Not all the images in his retrospective at the Denver Art Museum are by American photographer Fazal Sheikh. But all the stories are his -- they were entrusted to him.

Among the photographs he did take is a portrait of a woman he met in Vrindavan, a town south of Delhi where Indian widows have traditionally settled. The woman was not a widow herself. She told Sheikh she had never wanted to marry after a friend was murdered by her husband because her family did not pay dowry.  Instead, Sheikh’s subject became a traveler who eventually chose to stay in Vrindavan because she felt at home among the widows.

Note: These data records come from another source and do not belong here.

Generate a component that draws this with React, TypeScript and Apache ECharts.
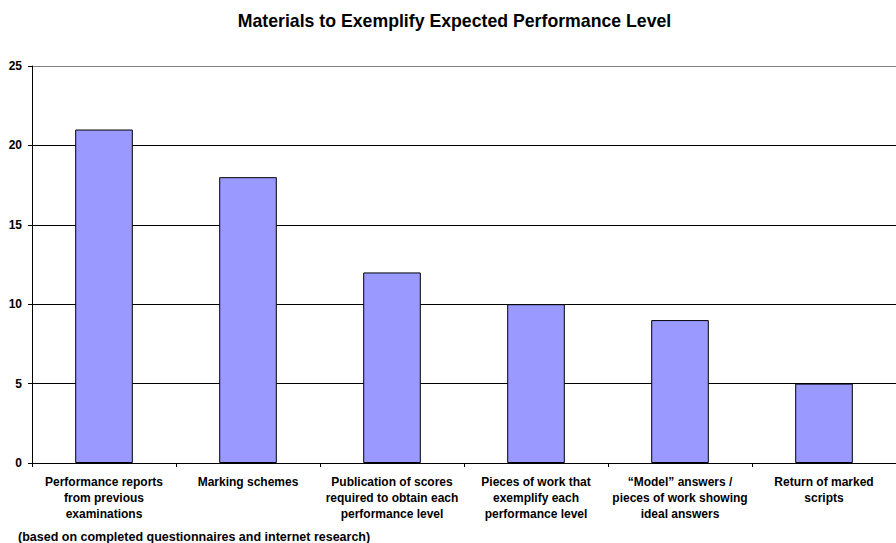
import React, { useEffect, useRef } from "react";
import * as echarts from "echarts";

const title = "Materials to Exemplify Expected Performance Level";
const footnote = "(based on completed questionnaires and internet research)";
const categories = [
  "Performance reports\nfrom previous\nexaminations",
  "Marking schemes",
  "Publication of scores\nrequired to obtain each\nperformance level",
  "Pieces of work that\nexemplify each\nperformance level",
  "\u201cModel\u201d answers /\npieces of work showing\nideal answers",
  "Return of marked\nscripts",
];
const counts = [21, 18, 12, 10, 9, 5];

const FONT = "Arial, 'Liberation Sans', Helvetica, sans-serif";

export default function App() {
  const ref = useRef<HTMLDivElement>(null);
  useEffect(() => {
    if (!ref.current) return;
    const chart = echarts.init(ref.current, null, { renderer: "svg" });
    chart.setOption({
      animation: false,
      backgroundColor: "#ffffff",
      textStyle: { fontFamily: FONT },
      graphic: [
        {
          type: "text",
          x: 454.5,
          y: 21,
          style: {
            text: title,
            fontFamily: FONT,
            fontWeight: "bold",
            fontSize: 17.7,
            fill: "#000",
            align: "center",
            verticalAlign: "middle",
          },
        },
        {
          type: "text",
          x: 18,
          y: 537,
          style: {
            text: footnote,
            fontFamily: FONT,
            fontWeight: "bold",
            fontSize: 12.5,
            fill: "#000",
            align: "left",
            verticalAlign: "middle",
          },
        },
      ],
      grid: { left: 32, top: 66, width: 872, height: 397, containLabel: false },
      xAxis: {
        type: "category",
        data: categories,
        axisLine: { lineStyle: { color: "#000", width: 1 } },
        axisTick: { show: true, length: 4, lineStyle: { color: "#000" } },
        axisLabel: {
          interval: 0,
          margin: 11,
          color: "#000",
          fontWeight: "bold",
          fontSize: 12,
          lineHeight: 16,
          fontFamily: FONT,
        },
      },
      yAxis: {
        type: "value",
        min: 0,
        max: 25,
        interval: 5,
        axisLine: { show: true, lineStyle: { color: "#000", width: 1 } },
        axisTick: { show: true, length: 4, lineStyle: { color: "#000" } },
        axisLabel: {
          margin: 10,
          color: "#000",
          fontWeight: "bold",
          fontSize: 12,
          fontFamily: FONT,
        },
        splitLine: {
          show: true,
          lineStyle: {
            color: ["#000", "#000", "#000", "#000", "#000", "#808080"],
            width: 1,
          },
        },
      },
      series: [
        {
          type: "bar",
          data: counts,
          barWidth: "40%",
          itemStyle: { color: "#9999ff", borderColor: "#000", borderWidth: 1 },
        },
      ],
    });
    return () => chart.dispose();
  }, []);
  return <div ref={ref} style={{ width: 896, height: 543, position: "absolute", left: 0, top: 0 }} />;
}
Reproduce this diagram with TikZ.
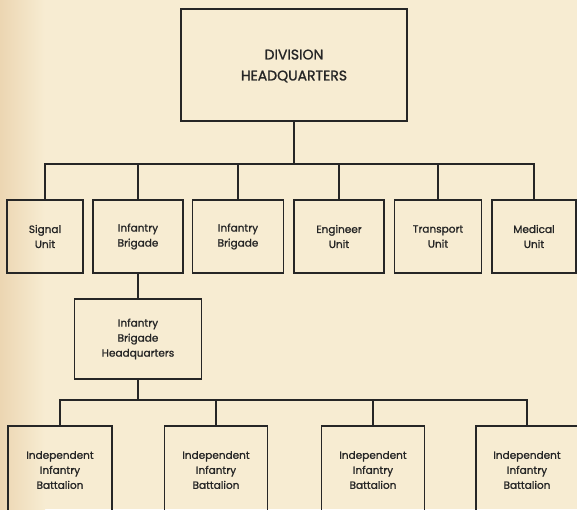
\documentclass[tikz,border=0pt]{standalone}
\usepackage{fontspec}
\setmainfont{Poppins}
\newfontfamily\chartfont{Poppins}[FakeBold=1.2]
\begin{document}
\begin{tikzpicture}[x=1pt,y=-1pt,
  ln/.style={draw=black!85, line width=1.3pt},
  box/.style={ln, rectangle, align=center, inner sep=0pt, font=\chartfont\fontsize{10.5}{15}\selectfont, text=black!85},
  bigbox/.style={box, font=\chartfont\fontsize{14}{21}\selectfont},
  wire/.style={draw=black!85, line width=1.2pt}]
\useasboundingbox (0,0) rectangle (577,509);
\definecolor{paper}{RGB}{247,236,210}
\definecolor{paperdark}{RGB}{236,214,178}
\fill[paper] (0,0) rectangle (577,509);
\shade[left color=paperdark, right color=paper] (0,0) rectangle (45,509);
\clip (0,0) rectangle (577,509);
% top
\node[bigbox, minimum width=226pt, minimum height=112pt, text depth=-3pt] (dhq) at (294,65) {DIVISION\\HEADQUARTERS};
% second row
\node[box, minimum width=76pt, minimum height=73pt] (sig) at (45,236.5) {Signal\\Unit};
\node[box, minimum width=90pt, minimum height=73pt] (ib1) at (138,236.5) {Infantry\\Brigade};
\node[box, minimum width=91pt, minimum height=73pt] (ib2) at (238,236.5) {Infantry\\Brigade};
\node[box, minimum width=90pt, minimum height=73pt] (eng) at (339,236.5) {Engineer\\Unit};
\node[box, minimum width=87pt, minimum height=73pt] (tra) at (438,236.5) {Transport\\Unit};
\node[box, minimum width=84pt, minimum height=73pt] (med) at (534,236.5) {Medical\\Unit};
\coordinate (bus1) at (292,164);
\draw[wire] (dhq.south) -- (dhq.south |- bus1);
\draw[wire] (sig.north) -- (sig.north |- bus1) -- (med.north |- bus1) -- (med.north);
\foreach \n in {ib1,ib2,eng,tra} \draw[wire] (\n.north) -- (\n.north |- bus1);
% brigade HQ
\node[box, minimum width=127pt, minimum height=80pt] (bhq) at (138,339) {Infantry\\Brigade\\Headquarters};
\draw[wire] (ib1.south) -- (bhq.north);
% battalions
\node[box, minimum width=104pt, minimum height=88pt] (bt1) at (60,470) {Independent\\Infantry\\Battalion};
\node[box, minimum width=103pt, minimum height=88pt] (bt2) at (216,470) {Independent\\Infantry\\Battalion};
\node[box, minimum width=103pt, minimum height=88pt] (bt3) at (373,470) {Independent\\Infantry\\Battalion};
\node[box, minimum width=102pt, minimum height=88pt] (bt4) at (527,470) {Independent\\Infantry\\Battalion};
\coordinate (bus2) at (138,400);
\draw[wire] (bhq.south) -- (bus2);
\draw[wire] (bt1.north) -- (bt1.north |- bus2) -- (bt4.north |- bus2) -- (bt4.north);
\foreach \n in {bt2,bt3} \draw[wire] (\n.north) -- (\n.north |- bus2);
\end{tikzpicture}
\end{document}
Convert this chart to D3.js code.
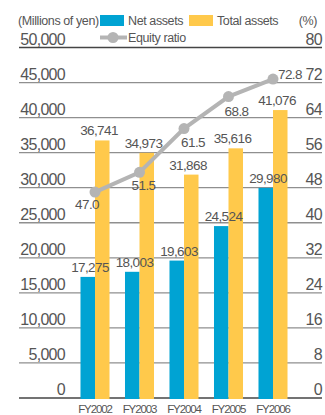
<!DOCTYPE html>
<html>
<head>
<meta charset="utf-8">
<script src="https://cdn.jsdelivr.net/npm/d3@7"></script>
<style>
  html, body { margin: 0; padding: 0; background: #fff; }
  svg { display: block; }
  text { font-family: "Liberation Sans", Arial, Helvetica, sans-serif; fill: #555; }
</style>
</head>
<body>
<svg id="chart" width="325" height="415"></svg>
<script>
// Fiscal years and the three series (amounts in millions of yen, ratio in %)
const years = ["FY2002", "FY2003", "FY2004", "FY2005", "FY2006"];
const netAssets = [17275, 18003, 19603, 24524, 29980];
const totalAssets = [36741, 34973, 31868, 35616, 41076];
const equityRatio = [47.0, 51.5, 61.5, 68.8, 72.8];
const amountTicks = [0, 5000, 10000, 15000, 20000, 25000, 30000, 35000, 40000, 45000, 50000];
const ratioTicks = [0, 8, 16, 24, 32, 40, 48, 56, 64, 72, 80];

const BLUE = "#00a3d3";
const YELLOW = "#ffc94b";
const GREY = "#b4b4b4";
const TEXT = "#555";

const svg = d3.select("#chart");

const x = d3.scaleBand().domain(years).range([72.75, 295.25])
  .paddingInner(0.348).paddingOuter(0.174);
const xSub = d3.scaleBand().domain(["net", "total"]).range([0, x.bandwidth()]);
const y = d3.scaleLinear().domain([0, 50000]).range([398, 47.5]);
const yR = d3.scaleLinear().domain([0, 80]).range([398, 47.5]);

const fmt = d3.format(",");

// Horizontal grid lines, one per tick
svg.append("g").selectAll("line").data(amountTicks).join("line")
  .attr("x1", 19).attr("x2", 322)
  .attr("y1", d => y(d)).attr("y2", d => y(d))
  .attr("stroke", d => (d === 50000 || d === 0) ? "#444" : "#8f8f8f")
  .attr("stroke-width", d => (d === 50000 || d === 0) ? 1.5 : 1.3);

// Left axis: labels sit just above their grid line
const leftAxis = svg.append("g").attr("transform", "translate(65,0)")
  .call(d3.axisLeft(y).tickValues(amountTicks).tickSize(0).tickPadding(0).tickFormat(fmt));
leftAxis.select(".domain").remove();
leftAxis.selectAll("text")
  .attr("dy", "-3.5").attr("x", 0)
  .style("font-size", "16px").style("letter-spacing", "-0.7px")
  .attr("fill", TEXT);

// Right axis for the ratio
const rightAxis = svg.append("g").attr("transform", "translate(322,0)")
  .call(d3.axisLeft(yR).tickValues(ratioTicks).tickSize(0).tickPadding(0));
rightAxis.select(".domain").remove();
rightAxis.selectAll("text")
  .attr("dy", "-3.5").attr("x", 0)
  .style("font-size", "16px").style("letter-spacing", "-0.7px")
  .attr("fill", TEXT);

// Bars
const groups = svg.append("g").selectAll("g").data(years).join("g")
  .attr("transform", d => `translate(${x(d)},0)`);

groups.append("rect")
  .attr("x", xSub("net")).attr("width", xSub.bandwidth())
  .attr("y", (d, i) => y(netAssets[i]))
  .attr("height", (d, i) => y(0) - y(netAssets[i]) + 1)
  .attr("fill", BLUE);

groups.append("rect")
  .attr("x", xSub("total")).attr("width", xSub.bandwidth())
  .attr("y", (d, i) => y(totalAssets[i]))
  .attr("height", (d, i) => y(0) - y(totalAssets[i]) + 1)
  .attr("fill", YELLOW);

// Bar value labels
const valueStyle = sel => sel.style("font-size", "13.5px").style("letter-spacing", "-0.6px")
  .attr("text-anchor", "middle").attr("fill", "#4a4a4a");

svg.append("g").selectAll("text").data(years).join("text")
  .attr("x", d => x(d) + x.bandwidth() / 2 - 5)
  .attr("y", (d, i) => y(netAssets[i]) - 5)
  .text((d, i) => fmt(netAssets[i]))
  .call(valueStyle);

svg.append("g").selectAll("text").data(years).join("text")
  .attr("x", d => x(d) + x.bandwidth() / 2 + 4)
  .attr("y", (d, i) => y(totalAssets[i]) - 5)
  .text((d, i) => fmt(totalAssets[i]))
  .call(valueStyle);

// Equity ratio line with markers
const cx = d => x(d) + x.bandwidth() / 2;
const line = d3.line().x(d => cx(d)).y((d, i) => yR(equityRatio[i]));
svg.append("path").datum(years)
  .attr("d", line)
  .attr("fill", "none").attr("stroke", GREY).attr("stroke-width", 4);

svg.append("g").selectAll("circle").data(years).join("circle")
  .attr("cx", d => cx(d)).attr("cy", (d, i) => yR(equityRatio[i]))
  .attr("r", 5.5).attr("fill", GREY);

// Ratio labels: placed beside each marker so they clear the line
const ratioLabelPlacement = [
  { dx: -8, dy: 17, anchor: "middle" },
  { dx: 4, dy: 18, anchor: "middle" },
  { dx: 9, dy: 18, anchor: "middle" },
  { dx: 8, dy: 19, anchor: "middle" },
  { dx: 5, dy: 0, anchor: "start" }
];
svg.append("g").selectAll("text").data(years).join("text")
  .attr("x", (d, i) => cx(d) + ratioLabelPlacement[i].dx)
  .attr("y", (d, i) => yR(equityRatio[i]) + ratioLabelPlacement[i].dy)
  .text((d, i) => d3.format(".1f")(equityRatio[i]))
  .call(valueStyle)
  .attr("text-anchor", (d, i) => ratioLabelPlacement[i].anchor);

// Category labels under the baseline
svg.append("g").selectAll("text").data(years).join("text")
  .attr("x", d => cx(d)).attr("y", 413)
  .attr("text-anchor", "middle")
  .style("font-size", "11.5px").style("letter-spacing", "-1.1px")
  .attr("fill", TEXT)
  .text(d => d);

// Legend and unit captions
const legend = svg.append("g");
const legendText = sel => sel.style("font-size", "12.5px").style("letter-spacing", "-0.4px").attr("fill", TEXT);

legend.append("text").attr("x", 18).attr("y", 24.5).text("(Millions of yen)").call(legendText);
legend.append("rect").attr("x", 100).attr("y", 15).attr("width", 24).attr("height", 11).attr("fill", BLUE);
legend.append("text").attr("x", 128).attr("y", 24.5).text("Net assets").call(legendText);
legend.append("rect").attr("x", 189).attr("y", 15).attr("width", 24).attr("height", 11).attr("fill", YELLOW);
legend.append("text").attr("x", 217).attr("y", 24.5).text("Total assets").call(legendText);
legend.append("text").attr("x", 317).attr("y", 24.5).attr("text-anchor", "end").text("(%)").call(legendText);

legend.append("line").attr("x1", 100).attr("x2", 127).attr("y1", 37.5).attr("y2", 37.5)
  .attr("stroke", GREY).attr("stroke-width", 4);
legend.append("circle").attr("cx", 113).attr("cy", 37.5).attr("r", 5.5).attr("fill", GREY);
legend.append("text").attr("x", 128).attr("y", 42).text("Equity ratio").call(legendText);
</script>
</body>
</html>
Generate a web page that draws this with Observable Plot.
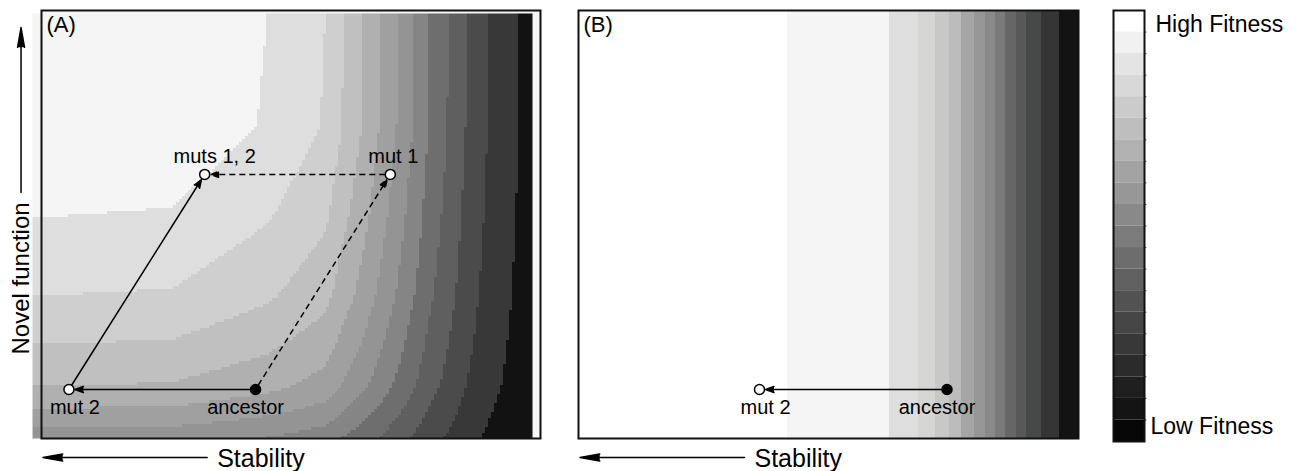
<!DOCTYPE html>
<html><head><meta charset="utf-8">
<script src="https://cdn.jsdelivr.net/npm/d3@7"></script>
<script src="https://cdn.jsdelivr.net/npm/@observablehq/plot@0.6"></script>
<style>
html,body{margin:0;padding:0;background:#fff;}
#chart{position:relative;width:1298px;height:471px;overflow:hidden;}
#chart svg{position:absolute;top:0;}
</style></head><body><div id="chart"></div>
<script>
// ---------------- data ----------------
// Panel A: fitness landscape profiles. Along the top edge (stability axis) and the left edge (function axis).
const topProfileStability = [0, 26, 45.3, 56.9, 60.5, 64.5, 67.9, 71.3, 74.5, 77.6, 81.4, 85.0, 89.4, 95.6];
const topProfileFitness   = [1, 0.992, 0.925, 0.85, 0.775, 0.7, 0.625, 0.55, 0.475, 0.4, 0.325, 0.25, 0.175, 0.1];
const leftProfileFunction = [99.3, 73, 51.6, 33.4, 22.2, 12.4, 7.2, 2.6];
const leftProfileFitness  = [1, 0.992, 0.925, 0.85, 0.775, 0.7, 0.625, 0.55];
const bandThresholdsA = [0.1, 0.175, 0.25, 0.325, 0.4, 0.475, 0.55, 0.625, 0.7, 0.775, 0.85, 0.925];
const bandColorsA = ["#121212","#383838","#4b4b4b","#5f5f5f","#6e6e6e","#858585","#949494","#a0a0a0","#b0b0b0","#c0c0c0","#cfcfcf","#dedede","#f4f5f4"];

// Panel B: fitness depends on stability only (band edges along stability)
const bandEdgesB = [41.8, 62.2, 68, 71.4, 74.2, 76.6, 79.2, 81.4, 83.4, 85.4, 87.6, 89.6, 92.6, 96.2];
const bandColorsB = ["#ffffff","#f4f5f4","#dedede","#d5d5d3","#c8c8c8","#bcbcbc","#a5a5a5","#969696","#8a8a8a","#7a7a7a","#666666","#585858","#474848","#353535","#131313"];

// Genotypes
const genotypesA = ["ancestor", "mut 1", "mut 2", "muts 1, 2"];
const stabilityA = [42.9, 69.9, 5.5, 32.7];
const functionA  = [11.45, 61.7, 11.45, 61.7];
const genotypesB = ["ancestor", "mut 2"];
const stabilityB = [73.7, 36.2];
const functionB  = [11.45, 11.45];
const solidStepsA  = [["ancestor", "mut 2"], ["mut 2", "muts 1, 2"]];
const dashedStepsA = [["ancestor", "mut 1"], ["mut 1", "muts 1, 2"]];
const solidStepsB  = [["ancestor", "mut 2"]];

// Colour bar
const colorbarColors = ["#ffffff","#f1f1f1","#e4e4e4","#d8d8d8","#cbcbcb","#bebebe","#b1b1b1","#a3a3a3","#979797","#898989","#7b7b7b","#6d6d6d","#606060","#525252","#454545","#383838","#2b2b2b","#1f1f1f","#141414","#060606"];
const colorbarLabels = ["High Fitness", "Low Fitness"];

const panelLabels = ["(A)", "(B)"];
const axisTitles = ["Stability", "Novel function"];

// ---------------- helpers ----------------
const FONT = '"Liberation Sans", Arial, Helvetica, sans-serif';
const style = {fontFamily: FONT, background: "transparent", overflow: "visible", color: "black"};
const table = (names, xs, ys) => names.map((n, i) => ({name: n, x: xs[i], y: ys[i]}));
const segments = (steps, pts) => {
  const by = Object.fromEntries(pts.map(d => [d.name, d]));
  return steps.map(([a, b]) => ({x1: by[a].x, y1: by[a].y, x2: by[b].x, y2: by[b].y}));
};
// annotation placement (data units, outside the frame)
const AX = {stabY: -4.45, stabTip: 0.3, stabTail: 33.2, stabText: 35.2, funcX: -4.1, funcTail: 57.5, funcTip: 96, funcText: 37.4};

function pointMarks(pts, steps, dashedSteps) {
  const marks = [];
  const arrowOpts = {x1: "x1", y1: "y1", x2: "x2", y2: "y2", stroke: "black", fill: "black",
    strokeWidth: 1.5, headLength: 9, headAngle: 40, insetStart: 5, insetEnd: 6};
  marks.push(Plot.arrow(segments(steps, pts), arrowOpts));
  if (dashedSteps) marks.push(Plot.arrow(segments(dashedSteps, pts), {...arrowOpts, strokeDasharray: "6,4", strokeLinecap: "butt"}));
  marks.push(Plot.dot(pts.filter(d => d.name === "ancestor"), {x: "x", y: "y", r: 5, fill: "black", stroke: "black", strokeWidth: 1.5}));
  marks.push(Plot.dot(pts.filter(d => d.name !== "ancestor"), {x: "x", y: "y", r: 5, fill: "white", stroke: "black", strokeWidth: 1.5}));
  const lab = (name, dx, dy) => Plot.text(pts.filter(d => d.name === name), {x: "x", y: "y", text: "name", dx, dy, fontSize: 20, lineAnchor: "middle", fill: "black"});
  marks.push(lab("muts 1, 2", 10, -18), lab("mut 1", 3, -18), lab("mut 2", 6, 18), lab("ancestor", -10, 18));
  return marks;
}

function stabilityAxis() {
  return [
    Plot.arrow([0], {x1: () => AX.stabTail, x2: () => AX.stabTip, y1: () => AX.stabY, y2: () => AX.stabY,
      stroke: "black", fill: "black", strokeWidth: 1.5, headLength: 20, headAngle: 20, clip: false}),
    Plot.text([axisTitles[0]], {x: () => AX.stabText, y: () => AX.stabY, textAnchor: "start", lineAnchor: "middle", dy: 1, fontSize: 25, fill: "black"})
  ];
}

// ---------------- Panel A ----------------
const F = d3.scaleLinear().domain(topProfileStability).range(topProfileFitness);
const G = d3.scaleLinear().domain(leftProfileFunction).range(leftProfileFitness);
const ptsA = table(genotypesA, stabilityA, functionA);

const plotA = Plot.plot({
  width: 550, height: 471,
  marginLeft: 41, marginRight: 10, marginTop: 10, marginBottom: 33,
  x: {domain: [0, 100], axis: null},
  y: {domain: [0, 100], axis: null},
  color: {type: "threshold", domain: bandThresholdsA, range: bandColorsA},
  style,
  marks: [
    Plot.frame({fill: "#f6f6f6", stroke: "none"}),
    Plot.raster({fill: (x, y) => F(x) * G(y), x1: -1.8, x2: 98.4, y1: 0, y2: 99.3, width: 167, height: 142, imageRendering: "pixelated"}),
    Plot.frame({stroke: "#111", strokeWidth: 2}),
    ...pointMarks(ptsA, solidStepsA, dashedStepsA),
    Plot.text([panelLabels[0]], {frameAnchor: "top-left", dx: 5, dy: 6, lineAnchor: "top", textAnchor: "start", fontSize: 22, fill: "black"}),
    ...stabilityAxis(),
    Plot.arrow([0], {x1: () => AX.funcX, x2: () => AX.funcX, y1: () => AX.funcTail, y2: () => AX.funcTip,
      stroke: "black", fill: "black", strokeWidth: 1.5, headLength: 20, headAngle: 20}),
    Plot.text([axisTitles[1]], {x: () => AX.funcX, y: () => AX.funcText, rotate: -90, textAnchor: "middle", lineAnchor: "middle", fontSize: 24, fill: "black"})
  ]
});

// ---------------- Panel B ----------------
const bandsB = bandColorsB.map((c, i) => ({x1: i === 0 ? 0 : bandEdgesB[i - 1], x2: i === bandEdgesB.length ? 100 : bandEdgesB[i], color: c}));
const ptsB = table(genotypesB, stabilityB, functionB);
const plotB = Plot.plot({
  width: 550, height: 471,
  marginLeft: 28, marginRight: 22, marginTop: 10, marginBottom: 33,
  x: {domain: [0, 100], axis: null},
  y: {domain: [0, 100], axis: null},
  color: {type: "identity"},
  style,
  marks: [
    Plot.rect(bandsB, {x1: "x1", x2: "x2", fill: "color"}),
    Plot.frame({stroke: "#111", strokeWidth: 2}),
    ...pointMarks(ptsB, solidStepsB, null),
    Plot.text([panelLabels[1]], {frameAnchor: "top-left", dx: 5, dy: 6, lineAnchor: "top", textAnchor: "start", fontSize: 22, fill: "black"}),
    ...stabilityAxis()
  ]
});

// ---------------- Colour bar ----------------
const cb = colorbarColors.map((c, i) => ({y1: i, y2: i + 1, color: c}));
const plotC = Plot.plot({
  width: 198, height: 471,
  marginLeft: 13, marginRight: 154, marginTop: 10, marginBottom: 30,
  x: {domain: [0, 1], axis: null},
  y: {domain: [0, colorbarColors.length], reverse: true, axis: null},
  color: {type: "identity"},
  style,
  marks: [
    Plot.rect(cb, {y1: "y1", y2: "y2", fill: "color"}),
    Plot.ruleY(d3.range(1, colorbarColors.length), {x1: 1, x2: 1.08, stroke: "#555", strokeWidth: 1, clip: false}),
    Plot.frame({stroke: "#111", strokeWidth: 2}),
    Plot.text([colorbarLabels[0]], {frameAnchor: "top-right", dx: 11, dy: 14, textAnchor: "start", lineAnchor: "middle", fontSize: 23, fill: "black"}),
    Plot.text([colorbarLabels[1]], {frameAnchor: "bottom-right", dx: 6, dy: -15, textAnchor: "start", lineAnchor: "middle", fontSize: 23, fill: "black"})
  ]
});

const host = document.getElementById("chart");
[[plotA, 0], [plotB, 550], [plotC, 1100]].forEach(([p, left]) => { p.style.left = left + "px"; host.appendChild(p); });
</script>
</body></html>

What inspires people to share their stories with Sheikh? When I look at his portraits, I see women especially looking comfortably and confidently at the camera, as if they are at home in his listening gaze.

The DAM show includes some of the work that made Sheikh famous: portraits and landscapes shot  during his visits that would last for weeks at a time among camps for refugees from Rwanda, Sudan, Ethiopia, Somalia, and Mozambique.

Sheikh was born in New York. His father was born in Kenya. His grandfather was born in what was then colonial India, leaving before the partition of 1947 set off a harrowing wave of displacement as the modern states of India and Pakistan were born. Sheikh’s personal and family history seem to have given him an affinity for people on the move because of forces and conflicts beyond their control and perhaps even understanding.

In 1996 Sheikh made a photographic pilgrimage to his grandfather’s home region, now part of Pakistan. He found hundreds of thousands of Afghans who had fled the Soviet invasion 20 years before. That project, which he called “The Victor Weeps,” is also part of the show at DAM. 

People have given Sheikh mementos as well as stories. The DAM exhibit includes drawings made by children in refugee camps and photographs he made from negatives slipped to him by the owner of a photo studio in Taliban-controlled Afghanistan. The Taliban fear the power of the images made when humans contemplate one another. Sheikh celebrates it.

At the Denver Art Museum until Nov. 12.